Insufficient oversight has not only exacerbated the GMD system’s problems, but has obscured their full extent. Obama administration attempts to improve oversight and accountability without bringing missile defense under the normal processes have led to ongoing problems. These include projects that have been started without sufficient vetting and later canceled, and components that are being fielded based on imposed deadlines rather than technical maturity—in some cases with known flaws.
Build more or fix the system?
Is following the Bush plan the right idea? The full complement of 44 interceptors envisioned by the Bush plan will be fielded by the end of this year. Yet Pentagon testing officials assess that the GMD system has not yet demonstrated an operationally useful capability.
The Missile Defense Agency’s (MDA) decision to build and field additional untested interceptors rather than systematically fix all known flaws also ignores specific advice on how best to balance a sense of urgency with the responsibility to build a cost-effective and high-quality system. A top-level recommendation of the 2008 “Welch report” (produced by a panel headed by retired Air Force Chief of Staff General Larry Welch) on missile defense concerned this balance:
For mid-course intercept systems, the balance between qualitative improvements and deploying more of existing capabilities should be strongly in favor of qualitative improvements. Without such a focus, the current system capabilities will become obsolete regardless of the numbers of interceptors deployed.
For the GMD system, however, the balance has been strongly in favor of building more of the existing capabilities, presumably to provide reassurance domestically and to allies. Rushing minimally tested hardware into the field may give the appearance of a defense, but it does not reliably protect US cities.
Did the US abandon promising programs prematurely?
Thiessen suggests that missile defense programs have been abandoned prematurely. In reality, this was the overdue discarding of wasteful, unworkable programs.

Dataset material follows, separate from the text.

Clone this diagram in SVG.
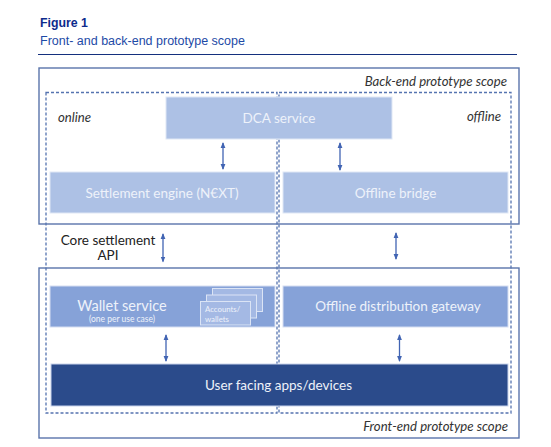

Regarding the three programs Thiessen mentions: Airborne Laser, the Kinetic Energy Interceptor, the Multiple Kill Vehicle, Secretary of Defense Robert Gates strongly criticized these (and their supporters) in the New York Times in 2009:
I have found since taking this post that when it comes to missile defense, some hold a view bordering on theology that regards any change of plans or any cancellation of a program as abandonment or even breaking faith. I encountered this in the debate over the Defense Department’s budget for the fiscal year 2010 when I ended three programs: the airborne laser, the multiple-kill vehicle, and the kinetic energy interceptor. All were plainly unworkable, prohibitively expensive and could never be practically deployed—but had nonetheless acquired a devoted following.
In fact, Congress contributes to going down the rabbit hole of wasteful programs in two ways. First, Congress is not providing strict enough oversight of Pentagon proposals, being neither skeptical enough nor requiring robust analyses of alternatives up front, with in-depth analysis of feasibility, costs, and risks.
Second, the weakened oversight system and the politicized nature of missile defense leave strategic missile defense vulnerable to missile defense advocates in Congress adding their own unnecessary or unvetted projects to the missile defense budget. Indeed, several times Congress has generated new and unasked-for efforts, such as a proposal for a third continental interceptor site on the US East Coast. Despite having no validated requirement for such a site, and in spite of testimony from the MDA director that other priorities for improving strategic missile defense are more pressing, congressional advocates of an East Coast site have included mandates in budget legislation intended to fast-track the process for building a third site and have added unasked-for money to the budget for it each year since 2012.
Congress has also pressed for a return to discarded ideas, such as the Bush plan for land-based Ground Based Interceptors in Eastern Europe and space-based boost-phase interceptors. Congress added money to the fiscal year 2016 budget to study the feasibility of a space-based boost-phase missile defense layer—despite having several years ago received the advice it solicited from the National Academy of Sciences on this very question. The NAS recommendation on space-based boost phase missile defense, which it estimated would cost at least $300 billion for a limited capability, was unequivocal:
The total life-cycle cost of placing and sustaining the [space-based boost-phase] constellation in orbit is at least an order of magnitude greater than that of any other alternative and impractical for that reason alone.